N. Friedman - 4/2/2008

Omar,

Now you are heading to hyperspace. What Zionists wished to destroy the Iraqi museum? Names, specific statements and context, if you expect anyone to believe your statement. If, for one, think it is a bald faced lie.

You write: 2- To contend :"that the US did embark on a plan to dismantle certain institutions (only/my addition) in Iraq. " is belied by the facts on the ground.
Baghdad and many other heavily populated areas in Iraq DO NOT have, until this very moment,drinking water of an acceptable standard.
(Suitable drinking water must be a Baathist vice to be uprooted!!!)


Again, Omar, you confuse facts on the ground with intention and with error and with happenstance. There are many potential explanations for the lack of potable water other than an intentional act to deprive Iraqis of such water. You merely assert an explanation without a stitch of evidence to support it.
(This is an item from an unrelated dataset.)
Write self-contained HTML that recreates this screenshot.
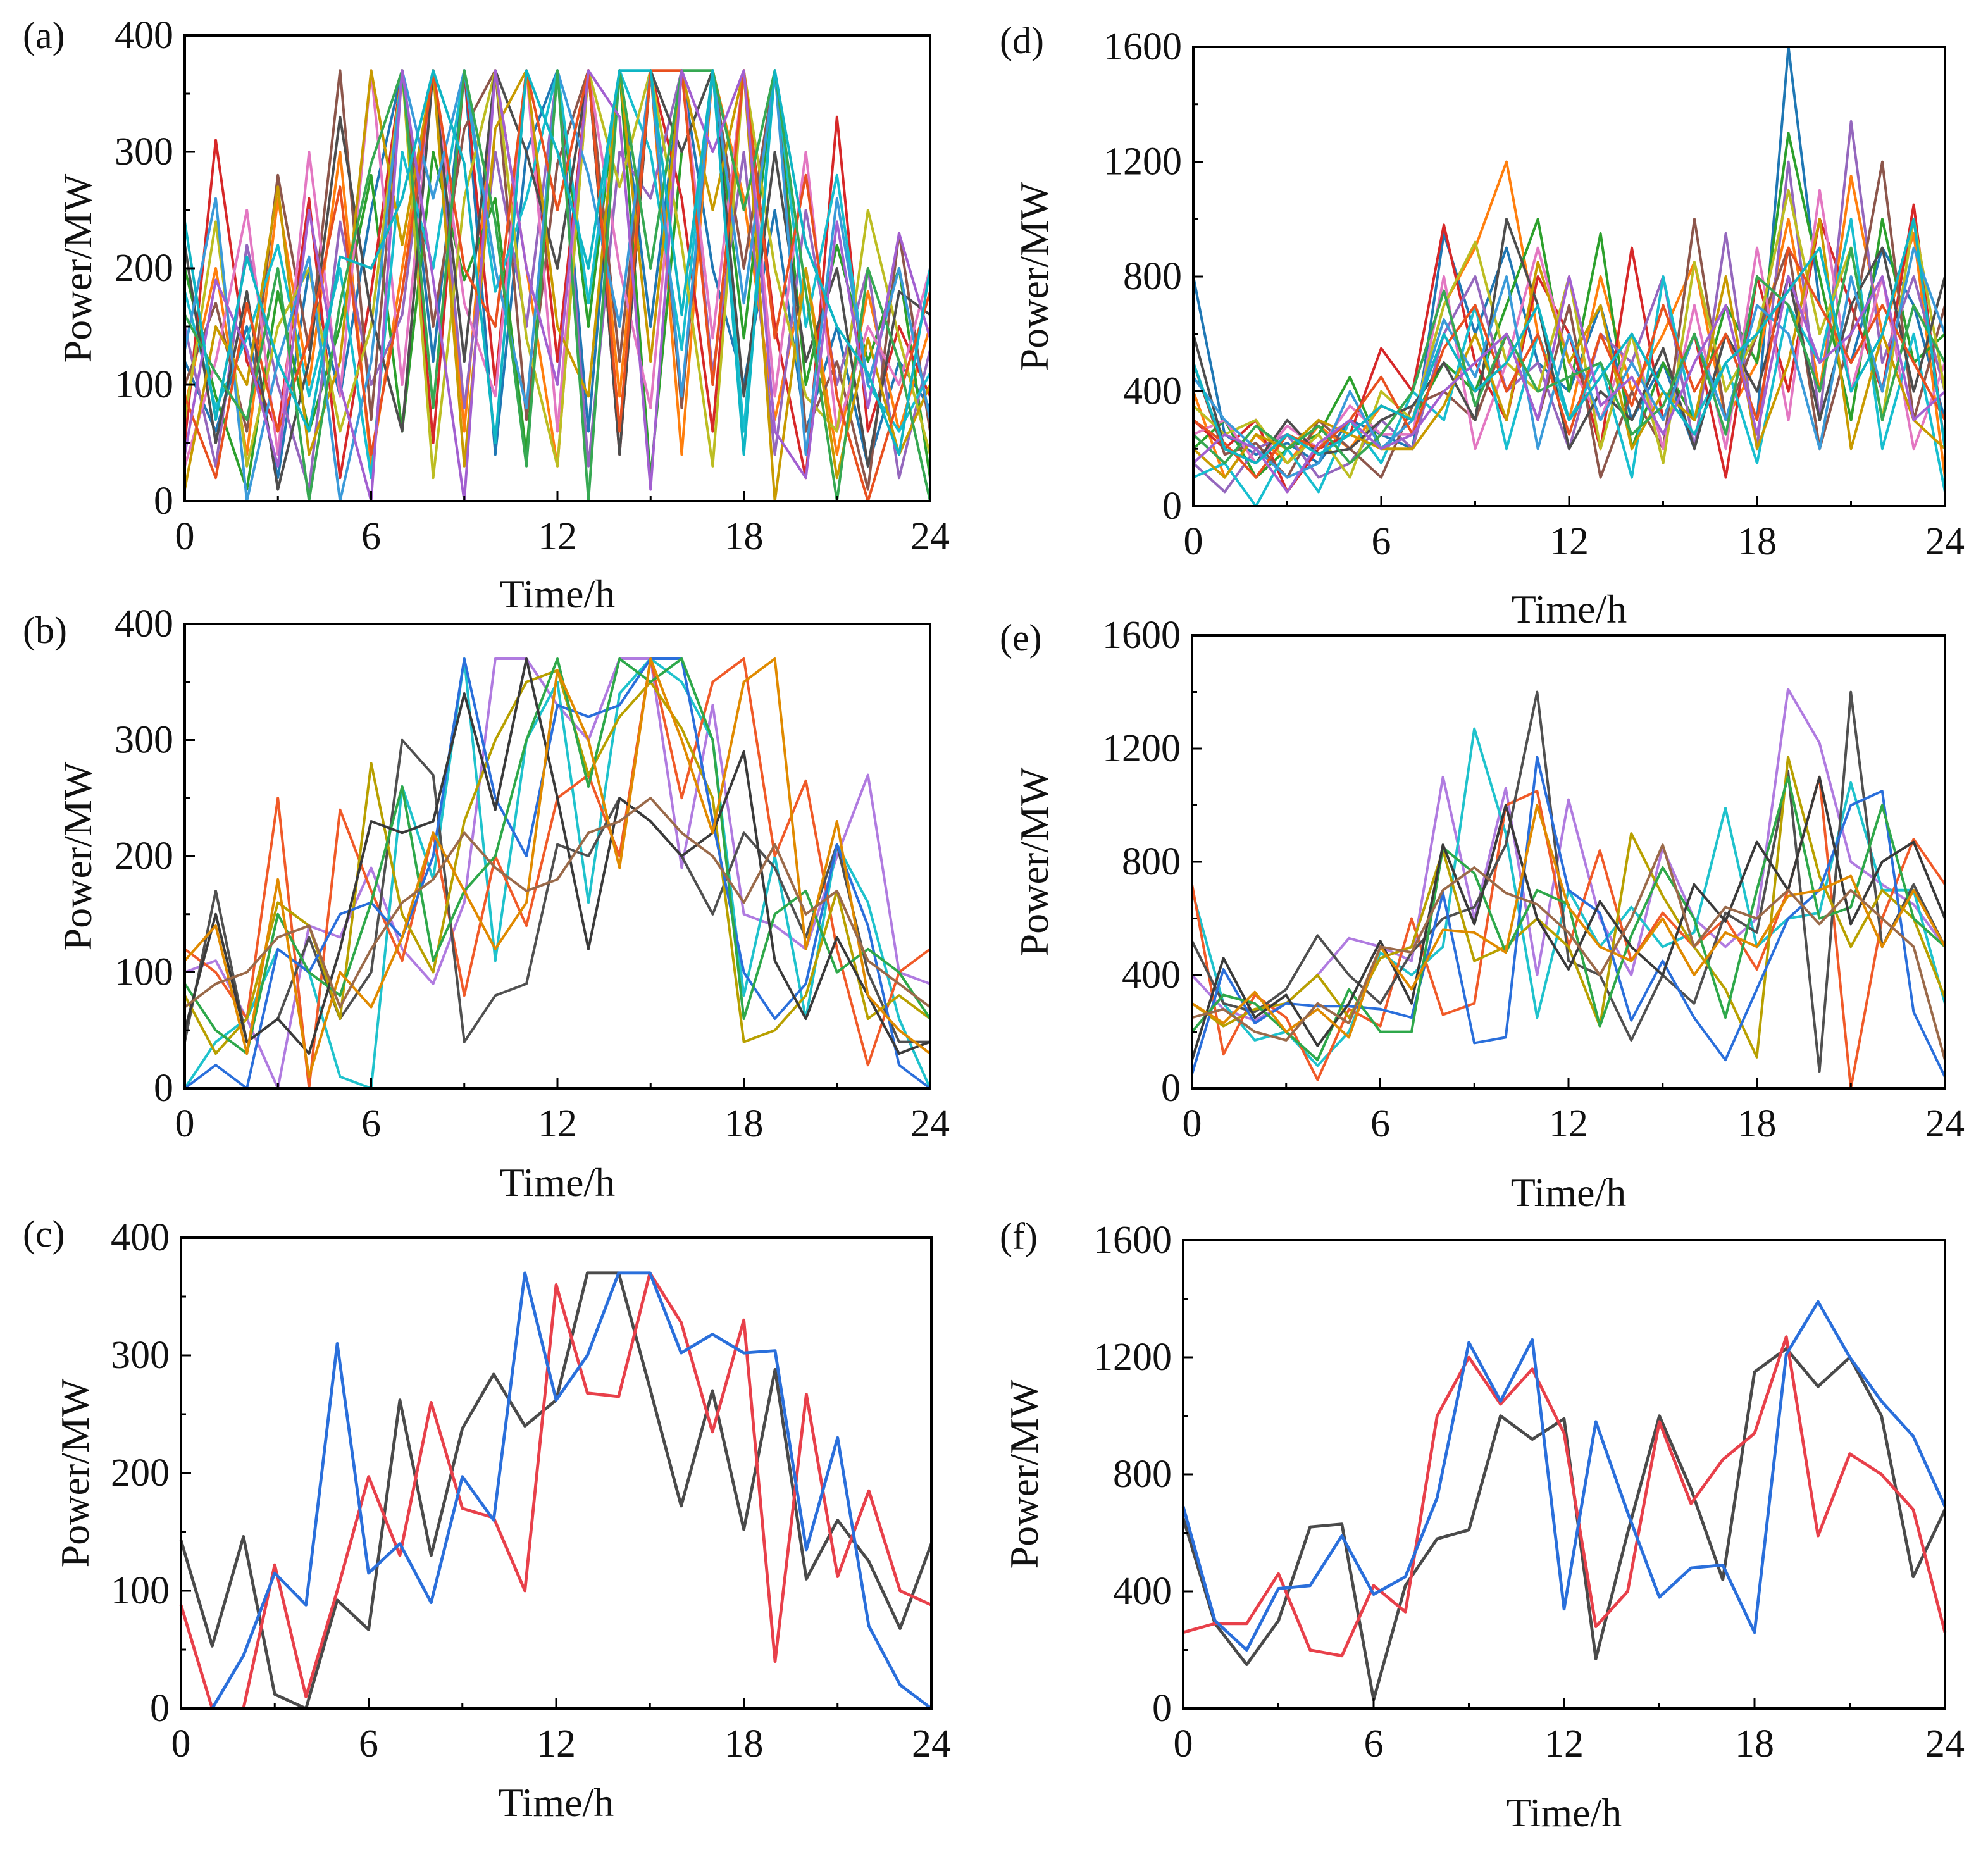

Here, Omar, is another possible, far more likely, explanation. It is not possible to fix the water problem due to the ability of insurgents to undermine all repair efforts.

You write: One has only to compare human conditions in Iraq, including the number of deaths and popular uprooting brought about by the USA imposed and nurtured
lawlessness, pre and post USA conquest to gauge the extent of the barbarism deliberately inflicted on Iraq and to realize the real objectives and scope of the invasion.


Again, Omar, you confuse effects with their causes. You require facts to know the causes. You have none.

You write: One has only to cosider, inter alia, the Israeli daily routine of general puplic oppression, relentless denial of basic inalienable human rights, political assasinations of "suspects"
, collective punishment in the demolition of the inhabited homes of "suspects" and freedom fighters, expropriation of cultivable land and uprooting of tress ie the systematic destruction of every thing Arab in occupied Palestine to see Israeli, and the innate Zionist colonialist, barbarism at work .


Whatever fault the Israelis may bear for their actions, Israelis are not at work in Iraq. The US is and the US is not Israel. So, what you are spouting is propaganda.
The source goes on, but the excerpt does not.